A mitad del desayuno, mi tío habló sobre las haciendas de beneficio. Mientras yo intentaba dominar una machaca suelta, el historiador remarcó el asunto con una tendencia absoluta, como si yo conociera del tema tanto como él.

La verdad sea dicha, yo no tenía ni la más mínima idea de lo que estaba diciendo. Como la sinceridad siempre ha sido el motor de las mejores conversaciones que he tenido, me atreví a decirle que no lo seguía, que no sabía lo que era una hacienda de beneficio.

Resulta que San Luis fue colonizado por su atractivo potencial minero. El rey parado sobre la riqueza en el escudo de nuestro estado es símbolo del somero culto que caracterizó esos días. Luego de saquear las minas, los valiosos metales tenían que ser procesados, el lugar para que eso sucediera eran las haciendas de beneficio.

Mi tío me platicó que en las haciendas de beneficio se curaba el oro a partir de diversos métodos, desde los golpes de una mula, hasta el sometimiento del precioso metal en cazuelas hirvientes.

Aunque se trataba de una temática de indiscutible interés común, seguía siendo ajena a mi acervo personal.

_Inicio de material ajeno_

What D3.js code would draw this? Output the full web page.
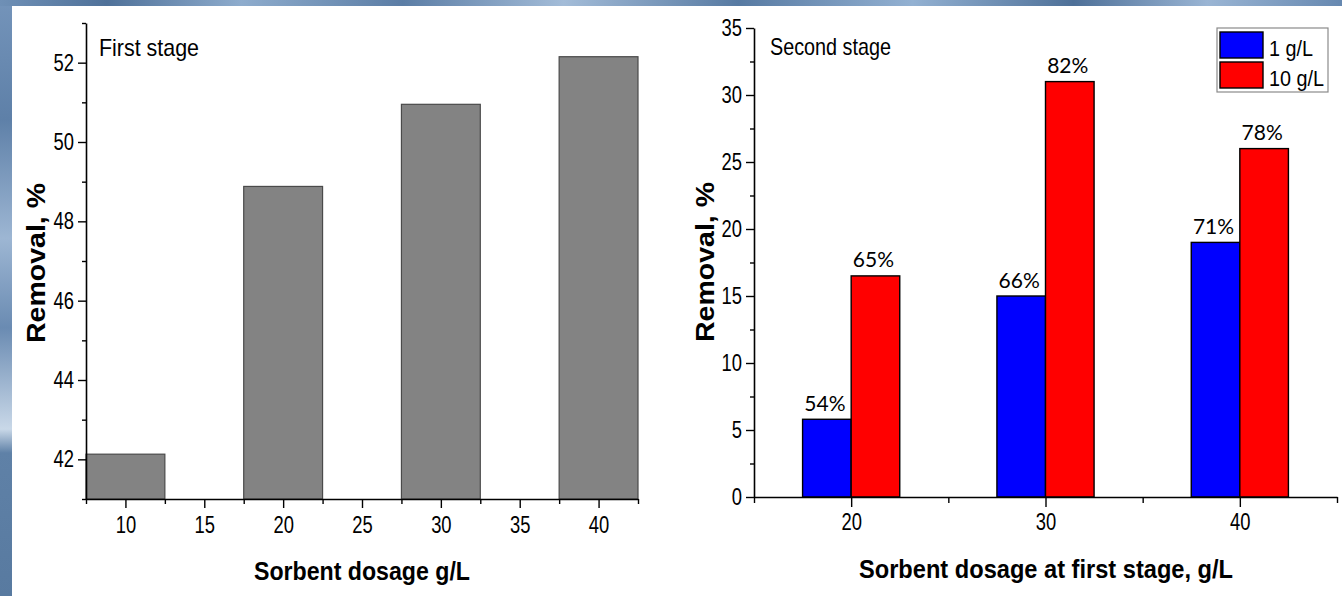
<!DOCTYPE html>
<html>
<head>
<meta charset="utf-8">
<script src="https://cdn.jsdelivr.net/npm/d3@7"></script>
<style>
  body { margin: 0; overflow: hidden; background: #fff; }
  svg { display: block; }
</style>
</head>
<body>
<svg id="chart" width="1342" height="596"></svg>
<script>
// First stage: removal vs. sorbent dosage
const firstStageDosage = [10, 20, 30, 40];
const firstStageRemoval = [42.13, 48.88, 50.95, 52.15];
const firstYTicks = [42, 44, 46, 48, 50, 52];
const firstYMinor = [41, 43, 45, 47, 49, 51, 53];
const firstXTicks = [10, 15, 20, 25, 30, 35, 40];
const firstXMinor = [7.5, 12.5, 17.5, 22.5, 27.5, 32.5, 37.5, 42.5];

// Second stage: removal vs. first-stage dosage, two second-stage dosages
const secondStageDosage = [20, 30, 40];
const seriesNames = ["1 g/L", "10 g/L"];
const removal1gL = [5.8, 15, 19];
const removal10gL = [16.5, 31, 26];
const labels1gL = ["54%", "66%", "71%"];
const labels10gL = ["65%", "82%", "78%"];
const secondYTicks = [0, 5, 10, 15, 20, 25, 30, 35];
const secondYMinor = [2.5, 7.5, 12.5, 17.5, 22.5, 27.5, 32.5];
const secondXTicks = [20, 30, 40];
const secondXMinor = [15, 25, 35, 45];

const svg = d3.select("#chart");

// ---- backdrop: blue water texture framing a white panel ----
const defs = svg.append("defs");
const gTop = defs.append("linearGradient").attr("id", "waterTop").attr("x1", 0).attr("x2", 1).attr("y1", 0).attr("y2", 0);
[["0", "#6f90b6"], ["0.08", "#4f7199"], ["0.18", "#8eaccd"], ["0.3", "#5b7da5"], ["0.42", "#a3bcd8"],
 ["0.55", "#577aa2"], ["0.68", "#93b1d2"], ["0.8", "#4e7098"], ["0.9", "#9ab5d4"], ["1", "#6688b0"]]
  .forEach(([o, c]) => gTop.append("stop").attr("offset", o).attr("stop-color", c));
const gLeft = defs.append("linearGradient").attr("id", "waterLeft").attr("x1", 0).attr("x2", 0).attr("y1", 0).attr("y2", 1);
[["0", "#7494ba"], ["0.2", "#5e80a8"], ["0.4", "#9db6d3"], ["0.55", "#6a8bb2"], ["0.72", "#c9d8e8"],
 ["0.76", "#5f81a7"], ["1", "#587aa0"]]
  .forEach(([o, c]) => gLeft.append("stop").attr("offset", o).attr("stop-color", c));

svg.append("rect").attr("x", 0).attr("y", 0).attr("width", 1342).attr("height", 596).attr("fill", "url(#waterLeft)");
svg.append("rect").attr("x", 0).attr("y", 0).attr("width", 1342).attr("height", 6).attr("fill", "url(#waterTop)");
svg.append("rect").attr("x", 12).attr("y", 6).attr("width", 1330).attr("height", 590).attr("fill", "#ffffff");

const sans = "'Liberation Sans', Arial, sans-serif";

function squeezeTicks(g, k) {
  g.selectAll(".tick text").each(function () {
    const t = d3.select(this);
    const x = +t.attr("x") || 0, y = +t.attr("y") || 0;
    t.attr("x", null).attr("y", null)
     .attr("transform", `translate(${x},${y}) scale(${k},1)`);
  });
}

function styleAxis(g) {
  g.selectAll("path.domain").attr("stroke", "#000").attr("stroke-width", 1.6);
  g.selectAll(".tick line").attr("stroke", "#000").attr("stroke-width", 1.4);
  g.selectAll(".tick text").attr("fill", "#000").style("font-family", sans).style("font-size", "23px");
}

function fittedText(parent, txt, x, y, len, opts) {
  const t = parent.append("text")
    .attr("x", x).attr("y", y)
    .attr("text-anchor", opts.anchor || "middle")
    .attr("textLength", len).attr("lengthAdjust", "spacingAndGlyphs")
    .style("font-family", sans)
    .style("font-size", opts.size + "px")
    .style("font-weight", opts.weight || "normal")
    .attr("fill", "#000")
    .text(txt);
  if (opts.rotate) t.attr("transform", `rotate(-90,${x},${y})`);
  return t;
}

// ================= First stage panel =================
const x1 = d3.scaleLinear().domain([7.5, 42.5]).range([86, 638]);
const y1 = d3.scaleLinear().domain([41, 53]).range([499, 23]);
const p1 = svg.append("g");

p1.selectAll("rect.bar")
  .data(firstStageDosage.map((d, i) => ({ d, v: firstStageRemoval[i] })))
  .join("rect")
  .attr("class", "bar")
  .attr("x", o => x1(o.d - 2.5))
  .attr("width", o => x1(o.d + 2.5) - x1(o.d - 2.5))
  .attr("y", o => y1(o.v))
  .attr("height", o => y1(41) - y1(o.v))
  .attr("fill", "#838383")
  .attr("stroke", "#4a4a4a")
  .attr("stroke-width", 1.2);

const ax1yMinor = p1.append("g").attr("transform", "translate(86,0)")
  .call(d3.axisLeft(y1).tickValues(firstYMinor).tickSize(4).tickFormat(""));
ax1yMinor.select("path.domain").remove();
const ax1y = p1.append("g").attr("transform", "translate(86,0)")
  .call(d3.axisLeft(y1).tickValues(firstYTicks).tickSize(8).tickSizeOuter(0).tickPadding(4));
const ax1xMinor = p1.append("g").attr("transform", "translate(0,499)")
  .call(d3.axisBottom(x1).tickValues(firstXMinor).tickSize(5).tickFormat(""));
ax1xMinor.select("path.domain").remove();
const ax1x = p1.append("g").attr("transform", "translate(0,499)")
  .call(d3.axisBottom(x1).tickValues(firstXTicks).tickSize(9).tickSizeOuter(0).tickPadding(9));
[ax1yMinor, ax1y, ax1xMinor, ax1x].forEach(styleAxis);
squeezeTicks(ax1y, 0.8);
squeezeTicks(ax1x, 0.8);

fittedText(p1, "First stage", 99, 56, 100, { size: 24, anchor: "start" });
fittedText(p1, "Sorbent dosage g/L", 362, 580, 216, { size: 25, weight: "bold" });
fittedText(p1, "Removal, %", 45, 263, 160, { size: 25, weight: "bold", rotate: true });

// ================= Second stage panel =================
const x2 = d3.scaleLinear().domain([15, 45]).range([754, 1337]);
const y2 = d3.scaleLinear().domain([0, 35]).range([497, 28]);
const p2 = svg.append("g");
const colors = ["#0000ff", "#ff0000"];
const barData = [];
secondStageDosage.forEach((d, i) => {
  barData.push({ d, s: 0, v: removal1gL[i], label: labels1gL[i] });
  barData.push({ d, s: 1, v: removal10gL[i], label: labels10gL[i] });
});

p2.selectAll("rect.bar")
  .data(barData)
  .join("rect")
  .attr("class", "bar")
  .attr("x", o => x2(o.s === 0 ? o.d - 2.5 : o.d))
  .attr("width", x2(17.5) - x2(15))
  .attr("y", o => y2(o.v))
  .attr("height", o => y2(0) - y2(o.v))
  .attr("fill", o => colors[o.s])
  .attr("stroke", "#000")
  .attr("stroke-width", 1.4);

p2.selectAll("text.val")
  .data(barData)
  .join("text")
  .attr("class", "val")
  .attr("x", o => x2(o.s === 0 ? o.d - 1.25 : o.d + 1.25) - 2)
  .attr("y", o => y2(o.v) - 8.5)
  .attr("text-anchor", "middle")
  .style("font-family", "Lato, 'Open Sans', sans-serif")
  .style("font-size", "21px")
  .attr("fill", "#000")
  .text(o => o.label);

const ax2yMinor = p2.append("g").attr("transform", "translate(754,0)")
  .call(d3.axisLeft(y2).tickValues(secondYMinor).tickSize(4).tickFormat(""));
ax2yMinor.select("path.domain").remove();
const ax2y = p2.append("g").attr("transform", "translate(754,0)")
  .call(d3.axisLeft(y2).tickValues(secondYTicks).tickSize(8).tickSizeOuter(0).tickPadding(4));
const ax2xMinor = p2.append("g").attr("transform", "translate(0,497)")
  .call(d3.axisBottom(x2).tickValues(secondXMinor).tickSize(6).tickFormat(""));
ax2xMinor.select("path.domain").remove();
const ax2x = p2.append("g").attr("transform", "translate(0,497)")
  .call(d3.axisBottom(x2).tickValues(secondXTicks).tickSize(10).tickSizeOuter(0).tickPadding(7));
[ax2yMinor, ax2y, ax2xMinor, ax2x].forEach(styleAxis);
squeezeTicks(ax2y, 0.8);
squeezeTicks(ax2x, 0.8);

fittedText(p2, "Second stage", 770, 55, 121, { size: 24, anchor: "start" });
fittedText(p2, "Sorbent dosage at first stage, g/L", 1046, 578, 374, { size: 25, weight: "bold" });
fittedText(p2, "Removal, %", 714, 262, 160, { size: 25, weight: "bold", rotate: true });

// Legend
const lg = p2.append("g");
lg.append("rect").attr("x", 1217).attr("y", 28).attr("width", 111).attr("height", 64)
  .attr("fill", "#fff").attr("stroke", "#8a8a8a").attr("stroke-width", 1.2);
const legendWidths = [44, 55];
seriesNames.forEach((name, i) => {
  lg.append("rect").attr("x", 1220).attr("y", 32 + i * 30).attr("width", 43).attr("height", 26)
    .attr("fill", colors[i]).attr("stroke", "#000").attr("stroke-width", 1.4);
  fittedText(lg, name, 1269, 56 + i * 30, legendWidths[i], { size: 22, anchor: "start" });
});
</script>
</body>
</html>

No entendía por qué mi interlocutor hablaba de aquellas haciendas con tal familiaridad, como si de alguna manera estuviera esperando mi retroalimentación en una misma sintonía. Entendí el momento como la responsabilidad de agudizar el interés por las palabras de mi tío.

Las haciendas de beneficio fueron levantadas en toda la ciudad. Construida en el lejano año de 1612, veinte años después de haberse fundado la capital del estado, una de ellas sigue de pie en el Centro Histórico; los muros testigos de la explotación minera distan mucho de ser derribados. Con atrevida ironía, el tiempo ha convertido aquel inmueble en el lugar de esparcimiento de las nuevas generaciones. 

La Casa de las Bóvedas es el lugar común de una noche de fin de semana, varios de mis amigos y yo acudimos a ese bar de manera casi rutinaria. Su arquitectura cordial invita a la despreocupación. Así, pasamos las noches consumiendo con entusiasmo las bebidas que allí se preparan y comentamos largo rato ignorando su trasfondo. Somos la generación furtiva de las huellas que nos rodean.

Algunos sabemos quién fue el Capitán Caldera o el año de fundación de la ciudad, pero desconocemos las señales primarias, aquellas cuya carga histórica se mantiene más vigente que nunca. Mi tío estaba ahí para darme otra lección. Con olfato infalible, el historiador habló desde un contexto atemporal, consciente del pasado perfecto que afinó la conversación contemporánea con su sobrino.

La retórica de los lugares suele generar una conexión definitiva, muy similar al vínculo de dos familiares que se encuentran en el registro de los años.